_DESCRIPTION OF THE TASK_: Pictures are not part of the copy. Give again exactly the lines from the one with "Give me the matplotlib source for this chart." to the one with "dash = (7, 3.4)", inclusive.

━━━━

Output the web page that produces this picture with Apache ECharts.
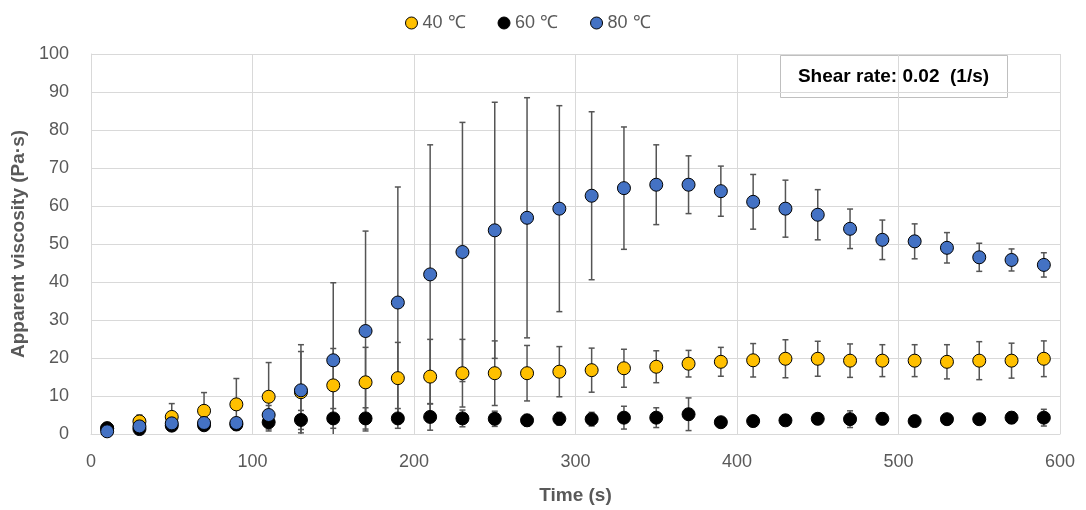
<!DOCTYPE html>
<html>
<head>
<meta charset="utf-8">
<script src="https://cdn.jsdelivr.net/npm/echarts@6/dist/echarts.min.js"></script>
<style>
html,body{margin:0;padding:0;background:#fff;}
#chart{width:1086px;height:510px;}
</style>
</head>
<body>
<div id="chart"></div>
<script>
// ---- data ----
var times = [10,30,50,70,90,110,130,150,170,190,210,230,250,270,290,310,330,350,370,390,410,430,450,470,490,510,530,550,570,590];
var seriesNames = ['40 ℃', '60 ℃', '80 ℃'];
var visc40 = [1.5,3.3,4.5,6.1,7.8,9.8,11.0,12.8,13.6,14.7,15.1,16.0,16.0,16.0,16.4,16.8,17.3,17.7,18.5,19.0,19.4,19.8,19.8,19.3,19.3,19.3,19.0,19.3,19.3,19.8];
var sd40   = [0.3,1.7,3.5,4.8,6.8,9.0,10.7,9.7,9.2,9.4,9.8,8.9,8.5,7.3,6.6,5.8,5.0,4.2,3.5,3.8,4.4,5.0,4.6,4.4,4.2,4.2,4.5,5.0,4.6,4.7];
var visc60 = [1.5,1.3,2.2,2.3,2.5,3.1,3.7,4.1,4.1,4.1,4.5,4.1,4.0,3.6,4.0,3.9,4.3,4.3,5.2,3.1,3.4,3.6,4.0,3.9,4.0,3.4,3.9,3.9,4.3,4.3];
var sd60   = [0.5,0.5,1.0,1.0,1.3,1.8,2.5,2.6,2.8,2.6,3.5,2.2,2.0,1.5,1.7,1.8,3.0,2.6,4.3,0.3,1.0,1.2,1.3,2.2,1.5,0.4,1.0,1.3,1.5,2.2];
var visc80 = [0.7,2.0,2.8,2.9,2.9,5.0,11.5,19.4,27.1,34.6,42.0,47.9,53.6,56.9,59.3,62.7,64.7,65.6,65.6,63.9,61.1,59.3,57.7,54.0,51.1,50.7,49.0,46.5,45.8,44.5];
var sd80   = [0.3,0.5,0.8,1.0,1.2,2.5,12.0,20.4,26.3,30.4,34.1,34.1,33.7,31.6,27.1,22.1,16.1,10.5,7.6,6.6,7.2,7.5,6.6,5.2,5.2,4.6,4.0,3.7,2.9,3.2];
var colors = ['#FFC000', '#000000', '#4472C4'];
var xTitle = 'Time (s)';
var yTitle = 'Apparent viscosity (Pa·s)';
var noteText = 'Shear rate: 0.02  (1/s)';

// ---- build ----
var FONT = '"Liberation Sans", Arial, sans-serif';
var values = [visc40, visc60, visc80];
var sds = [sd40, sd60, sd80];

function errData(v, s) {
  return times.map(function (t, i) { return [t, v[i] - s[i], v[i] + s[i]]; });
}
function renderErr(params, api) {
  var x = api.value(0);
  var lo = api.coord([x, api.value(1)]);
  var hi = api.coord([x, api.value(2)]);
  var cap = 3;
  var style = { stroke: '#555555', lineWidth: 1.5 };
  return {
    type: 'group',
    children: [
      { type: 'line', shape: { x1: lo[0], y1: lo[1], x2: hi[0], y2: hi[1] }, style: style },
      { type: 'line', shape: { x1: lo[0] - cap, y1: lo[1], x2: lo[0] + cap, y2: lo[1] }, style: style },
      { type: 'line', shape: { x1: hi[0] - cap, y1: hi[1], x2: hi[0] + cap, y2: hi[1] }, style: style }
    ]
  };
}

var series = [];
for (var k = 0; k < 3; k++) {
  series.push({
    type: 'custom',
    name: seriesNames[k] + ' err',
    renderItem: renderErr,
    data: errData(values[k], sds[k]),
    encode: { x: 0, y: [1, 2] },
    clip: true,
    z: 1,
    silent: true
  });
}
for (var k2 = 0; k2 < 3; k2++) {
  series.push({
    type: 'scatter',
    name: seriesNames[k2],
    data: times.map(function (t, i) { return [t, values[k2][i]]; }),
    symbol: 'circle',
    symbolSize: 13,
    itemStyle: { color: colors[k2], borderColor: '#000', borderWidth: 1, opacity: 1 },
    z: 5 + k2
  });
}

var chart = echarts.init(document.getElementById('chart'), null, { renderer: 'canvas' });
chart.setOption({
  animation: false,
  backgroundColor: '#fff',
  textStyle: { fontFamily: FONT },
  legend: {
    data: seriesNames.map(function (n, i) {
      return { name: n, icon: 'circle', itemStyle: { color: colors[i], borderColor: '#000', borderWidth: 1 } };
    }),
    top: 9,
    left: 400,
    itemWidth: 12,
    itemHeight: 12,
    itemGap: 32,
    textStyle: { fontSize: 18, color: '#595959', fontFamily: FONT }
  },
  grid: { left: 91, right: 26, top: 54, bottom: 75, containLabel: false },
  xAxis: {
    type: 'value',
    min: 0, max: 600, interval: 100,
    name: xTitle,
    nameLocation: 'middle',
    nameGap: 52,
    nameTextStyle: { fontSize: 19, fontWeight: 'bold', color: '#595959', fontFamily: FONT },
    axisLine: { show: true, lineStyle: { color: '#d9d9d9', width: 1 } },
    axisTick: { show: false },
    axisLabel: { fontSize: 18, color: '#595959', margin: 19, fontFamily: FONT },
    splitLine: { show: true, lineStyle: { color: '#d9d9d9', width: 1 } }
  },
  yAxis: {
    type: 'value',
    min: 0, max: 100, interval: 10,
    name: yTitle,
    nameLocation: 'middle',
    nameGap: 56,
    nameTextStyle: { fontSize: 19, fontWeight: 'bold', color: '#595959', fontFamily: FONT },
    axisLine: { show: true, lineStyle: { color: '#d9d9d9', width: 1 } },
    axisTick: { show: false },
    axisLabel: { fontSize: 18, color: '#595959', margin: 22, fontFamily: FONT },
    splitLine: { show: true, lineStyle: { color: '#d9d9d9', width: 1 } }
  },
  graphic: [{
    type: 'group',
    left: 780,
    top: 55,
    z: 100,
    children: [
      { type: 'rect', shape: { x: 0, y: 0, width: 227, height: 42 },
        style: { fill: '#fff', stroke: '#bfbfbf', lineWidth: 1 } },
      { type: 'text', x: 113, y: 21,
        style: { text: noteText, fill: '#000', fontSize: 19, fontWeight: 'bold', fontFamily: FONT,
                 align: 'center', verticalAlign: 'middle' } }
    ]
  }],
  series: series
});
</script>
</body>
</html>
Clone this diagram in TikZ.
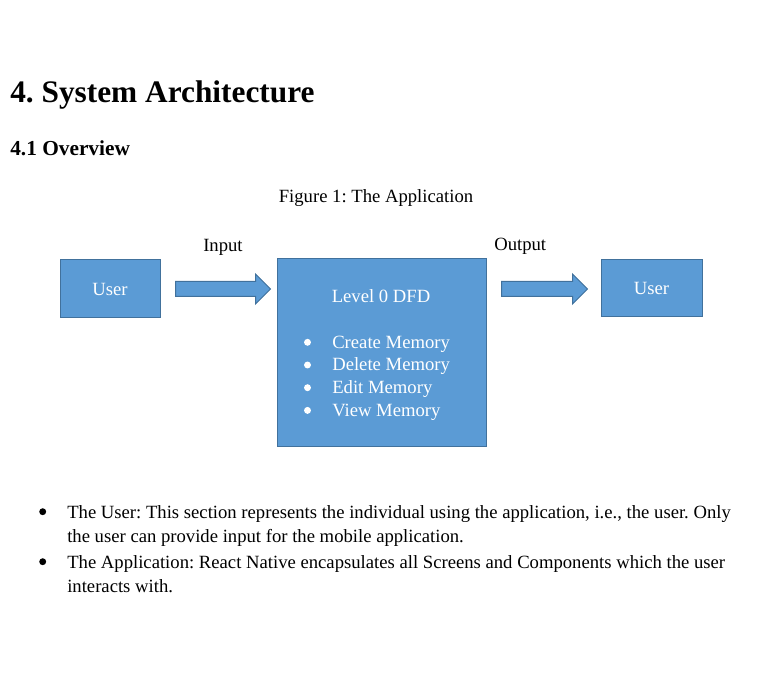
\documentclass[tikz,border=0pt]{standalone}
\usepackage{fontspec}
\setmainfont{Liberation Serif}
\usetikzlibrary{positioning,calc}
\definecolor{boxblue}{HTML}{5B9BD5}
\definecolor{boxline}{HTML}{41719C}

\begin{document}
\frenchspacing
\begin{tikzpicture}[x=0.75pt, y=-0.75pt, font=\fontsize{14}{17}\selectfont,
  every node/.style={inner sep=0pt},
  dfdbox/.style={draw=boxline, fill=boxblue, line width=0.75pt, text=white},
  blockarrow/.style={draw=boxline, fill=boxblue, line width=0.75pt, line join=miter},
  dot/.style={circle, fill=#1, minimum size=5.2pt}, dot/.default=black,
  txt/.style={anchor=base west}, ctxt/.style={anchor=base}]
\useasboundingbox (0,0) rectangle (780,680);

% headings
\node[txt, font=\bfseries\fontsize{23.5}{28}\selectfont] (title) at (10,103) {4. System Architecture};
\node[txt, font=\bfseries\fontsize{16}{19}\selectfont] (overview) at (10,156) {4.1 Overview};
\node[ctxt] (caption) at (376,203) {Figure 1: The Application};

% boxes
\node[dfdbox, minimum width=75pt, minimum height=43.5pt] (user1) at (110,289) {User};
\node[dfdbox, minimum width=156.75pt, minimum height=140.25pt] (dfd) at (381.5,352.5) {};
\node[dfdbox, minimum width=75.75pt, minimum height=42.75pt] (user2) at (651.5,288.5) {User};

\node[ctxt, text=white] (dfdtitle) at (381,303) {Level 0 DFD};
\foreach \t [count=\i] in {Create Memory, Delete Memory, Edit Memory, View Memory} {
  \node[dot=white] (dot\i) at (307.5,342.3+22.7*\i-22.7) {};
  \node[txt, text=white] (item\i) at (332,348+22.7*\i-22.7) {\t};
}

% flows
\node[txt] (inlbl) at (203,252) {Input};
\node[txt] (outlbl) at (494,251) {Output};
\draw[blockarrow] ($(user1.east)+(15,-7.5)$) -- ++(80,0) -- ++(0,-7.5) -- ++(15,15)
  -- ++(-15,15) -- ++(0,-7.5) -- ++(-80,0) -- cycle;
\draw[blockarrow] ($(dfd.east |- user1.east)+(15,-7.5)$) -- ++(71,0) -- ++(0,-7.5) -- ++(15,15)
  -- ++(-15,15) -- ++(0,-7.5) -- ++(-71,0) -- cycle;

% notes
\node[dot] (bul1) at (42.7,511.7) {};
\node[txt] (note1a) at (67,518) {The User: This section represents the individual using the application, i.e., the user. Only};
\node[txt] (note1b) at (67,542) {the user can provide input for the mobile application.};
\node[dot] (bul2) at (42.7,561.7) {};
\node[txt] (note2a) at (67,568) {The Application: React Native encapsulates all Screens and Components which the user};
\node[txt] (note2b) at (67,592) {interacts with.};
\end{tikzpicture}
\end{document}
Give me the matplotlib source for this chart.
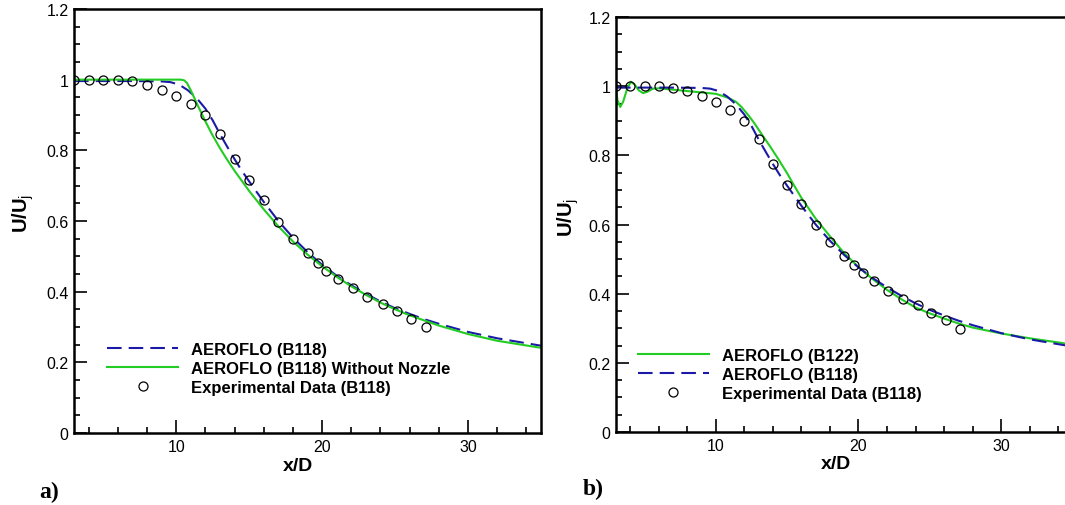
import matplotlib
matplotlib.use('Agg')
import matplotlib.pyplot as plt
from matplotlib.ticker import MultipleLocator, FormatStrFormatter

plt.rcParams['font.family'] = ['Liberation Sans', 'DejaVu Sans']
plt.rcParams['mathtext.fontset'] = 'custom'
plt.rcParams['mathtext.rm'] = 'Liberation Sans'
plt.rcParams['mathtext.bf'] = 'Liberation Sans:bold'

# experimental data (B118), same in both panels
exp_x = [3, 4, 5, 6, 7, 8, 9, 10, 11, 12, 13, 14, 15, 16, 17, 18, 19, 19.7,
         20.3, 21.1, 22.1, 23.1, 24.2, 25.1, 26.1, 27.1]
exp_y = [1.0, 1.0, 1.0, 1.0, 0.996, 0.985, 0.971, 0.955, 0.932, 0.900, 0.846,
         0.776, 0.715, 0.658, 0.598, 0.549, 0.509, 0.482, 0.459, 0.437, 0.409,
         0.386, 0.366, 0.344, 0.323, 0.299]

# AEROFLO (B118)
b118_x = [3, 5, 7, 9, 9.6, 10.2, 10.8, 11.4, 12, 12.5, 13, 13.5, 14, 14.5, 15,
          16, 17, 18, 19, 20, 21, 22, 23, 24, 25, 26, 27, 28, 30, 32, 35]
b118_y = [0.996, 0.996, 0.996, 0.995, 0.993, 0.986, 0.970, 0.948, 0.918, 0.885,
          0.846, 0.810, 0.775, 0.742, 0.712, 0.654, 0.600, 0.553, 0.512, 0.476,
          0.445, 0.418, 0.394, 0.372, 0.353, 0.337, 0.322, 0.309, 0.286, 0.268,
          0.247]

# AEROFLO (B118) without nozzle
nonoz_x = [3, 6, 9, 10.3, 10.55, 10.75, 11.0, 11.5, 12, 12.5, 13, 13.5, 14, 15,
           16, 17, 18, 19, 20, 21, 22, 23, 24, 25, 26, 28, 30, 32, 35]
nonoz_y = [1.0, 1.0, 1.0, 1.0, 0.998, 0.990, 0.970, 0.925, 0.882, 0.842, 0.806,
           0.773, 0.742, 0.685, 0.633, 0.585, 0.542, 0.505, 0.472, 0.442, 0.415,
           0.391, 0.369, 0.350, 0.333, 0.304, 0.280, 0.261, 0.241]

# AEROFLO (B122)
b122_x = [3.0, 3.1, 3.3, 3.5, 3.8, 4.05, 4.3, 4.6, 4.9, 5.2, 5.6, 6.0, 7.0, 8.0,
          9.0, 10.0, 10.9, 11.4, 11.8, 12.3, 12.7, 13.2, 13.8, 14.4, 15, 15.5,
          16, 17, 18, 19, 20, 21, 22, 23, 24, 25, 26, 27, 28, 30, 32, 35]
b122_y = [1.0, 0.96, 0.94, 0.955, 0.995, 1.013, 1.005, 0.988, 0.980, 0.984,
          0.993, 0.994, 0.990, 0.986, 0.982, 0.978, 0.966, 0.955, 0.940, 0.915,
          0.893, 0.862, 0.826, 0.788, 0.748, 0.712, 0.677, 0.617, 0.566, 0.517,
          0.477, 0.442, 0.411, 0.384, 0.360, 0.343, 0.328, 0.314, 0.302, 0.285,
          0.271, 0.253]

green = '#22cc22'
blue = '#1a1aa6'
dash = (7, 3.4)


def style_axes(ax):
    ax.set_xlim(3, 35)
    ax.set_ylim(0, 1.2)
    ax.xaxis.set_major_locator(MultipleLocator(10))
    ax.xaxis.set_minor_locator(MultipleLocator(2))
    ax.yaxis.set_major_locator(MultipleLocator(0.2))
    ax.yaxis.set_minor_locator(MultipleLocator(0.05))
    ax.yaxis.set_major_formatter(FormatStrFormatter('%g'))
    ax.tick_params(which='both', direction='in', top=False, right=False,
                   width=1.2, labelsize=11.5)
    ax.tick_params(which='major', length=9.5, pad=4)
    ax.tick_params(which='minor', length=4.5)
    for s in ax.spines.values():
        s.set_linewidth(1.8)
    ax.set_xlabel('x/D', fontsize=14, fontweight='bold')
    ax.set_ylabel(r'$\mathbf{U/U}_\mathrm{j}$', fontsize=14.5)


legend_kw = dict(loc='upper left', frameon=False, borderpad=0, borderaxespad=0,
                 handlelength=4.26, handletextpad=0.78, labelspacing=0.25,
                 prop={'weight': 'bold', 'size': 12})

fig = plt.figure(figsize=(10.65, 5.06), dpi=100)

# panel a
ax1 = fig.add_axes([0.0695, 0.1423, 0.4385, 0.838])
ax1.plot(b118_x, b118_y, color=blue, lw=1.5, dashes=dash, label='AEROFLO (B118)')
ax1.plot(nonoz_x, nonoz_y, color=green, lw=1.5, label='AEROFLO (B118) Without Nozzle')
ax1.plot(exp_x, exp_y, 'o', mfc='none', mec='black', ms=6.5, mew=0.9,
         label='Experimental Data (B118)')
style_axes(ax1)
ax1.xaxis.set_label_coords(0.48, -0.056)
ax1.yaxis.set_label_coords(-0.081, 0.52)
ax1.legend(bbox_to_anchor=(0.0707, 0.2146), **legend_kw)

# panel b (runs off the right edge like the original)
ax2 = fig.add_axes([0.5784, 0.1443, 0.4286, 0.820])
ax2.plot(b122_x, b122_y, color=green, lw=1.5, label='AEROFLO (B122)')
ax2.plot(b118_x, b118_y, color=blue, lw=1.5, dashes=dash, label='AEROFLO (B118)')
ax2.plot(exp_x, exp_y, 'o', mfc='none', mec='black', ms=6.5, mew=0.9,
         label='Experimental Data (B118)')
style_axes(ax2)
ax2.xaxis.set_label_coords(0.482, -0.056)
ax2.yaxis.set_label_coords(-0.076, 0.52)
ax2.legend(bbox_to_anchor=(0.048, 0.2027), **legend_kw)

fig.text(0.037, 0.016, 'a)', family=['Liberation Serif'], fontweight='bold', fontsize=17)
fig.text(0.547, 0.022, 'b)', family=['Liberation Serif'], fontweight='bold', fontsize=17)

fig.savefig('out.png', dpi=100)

━━━━

_ANSWER TO THIS TASK_:
Give me the matplotlib source for this chart.
import matplotlib
matplotlib.use('Agg')
import matplotlib.pyplot as plt
from matplotlib.ticker import MultipleLocator, FormatStrFormatter

plt.rcParams['font.family'] = ['Liberation Sans', 'DejaVu Sans']
plt.rcParams['mathtext.fontset'] = 'custom'
plt.rcParams['mathtext.rm'] = 'Liberation Sans'
plt.rcParams['mathtext.bf'] = 'Liberation Sans:bold'

# experimental data (B118), same in both panels
exp_x = [3, 4, 5, 6, 7, 8, 9, 10, 11, 12, 13, 14, 15, 16, 17, 18, 19, 19.7,
         20.3, 21.1, 22.1, 23.1, 24.2, 25.1, 26.1, 27.1]
exp_y = [1.0, 1.0, 1.0, 1.0, 0.996, 0.985, 0.971, 0.955, 0.932, 0.900, 0.846,
         0.776, 0.715, 0.658, 0.598, 0.549, 0.509, 0.482, 0.459, 0.437, 0.409,
         0.386, 0.366, 0.344, 0.323, 0.299]

# AEROFLO (B118)
b118_x = [3, 5, 7, 9, 9.6, 10.2, 10.8, 11.4, 12, 12.5, 13, 13.5, 14, 14.5, 15,
          16, 17, 18, 19, 20, 21, 22, 23, 24, 25, 26, 27, 28, 30, 32, 35]
b118_y = [0.996, 0.996, 0.996, 0.995, 0.993, 0.986, 0.970, 0.948, 0.918, 0.885,
          0.846, 0.810, 0.775, 0.742, 0.712, 0.654, 0.600, 0.553, 0.512, 0.476,
          0.445, 0.418, 0.394, 0.372, 0.353, 0.337, 0.322, 0.309, 0.286, 0.268,
          0.247]

# AEROFLO (B118) without nozzle
nonoz_x = [3, 6, 9, 10.3, 10.55, 10.75, 11.0, 11.5, 12, 12.5, 13, 13.5, 14, 15,
           16, 17, 18, 19, 20, 21, 22, 23, 24, 25, 26, 28, 30, 32, 35]
nonoz_y = [1.0, 1.0, 1.0, 1.0, 0.998, 0.990, 0.970, 0.925, 0.882, 0.842, 0.806,
           0.773, 0.742, 0.685, 0.633, 0.585, 0.542, 0.505, 0.472, 0.442, 0.415,
           0.391, 0.369, 0.350, 0.333, 0.304, 0.280, 0.261, 0.241]

# AEROFLO (B122)
b122_x = [3.0, 3.1, 3.3, 3.5, 3.8, 4.05, 4.3, 4.6, 4.9, 5.2, 5.6, 6.0, 7.0, 8.0,
          9.0, 10.0, 10.9, 11.4, 11.8, 12.3, 12.7, 13.2, 13.8, 14.4, 15, 15.5,
          16, 17, 18, 19, 20, 21, 22, 23, 24, 25, 26, 27, 28, 30, 32, 35]
b122_y = [1.0, 0.96, 0.94, 0.955, 0.995, 1.013, 1.005, 0.988, 0.980, 0.984,
          0.993, 0.994, 0.990, 0.986, 0.982, 0.978, 0.966, 0.955, 0.940, 0.915,
          0.893, 0.862, 0.826, 0.788, 0.748, 0.712, 0.677, 0.617, 0.566, 0.517,
          0.477, 0.442, 0.411, 0.384, 0.360, 0.343, 0.328, 0.314, 0.302, 0.285,
          0.271, 0.253]

green = '#22cc22'
blue = '#1a1aa6'
dash = (7, 3.4)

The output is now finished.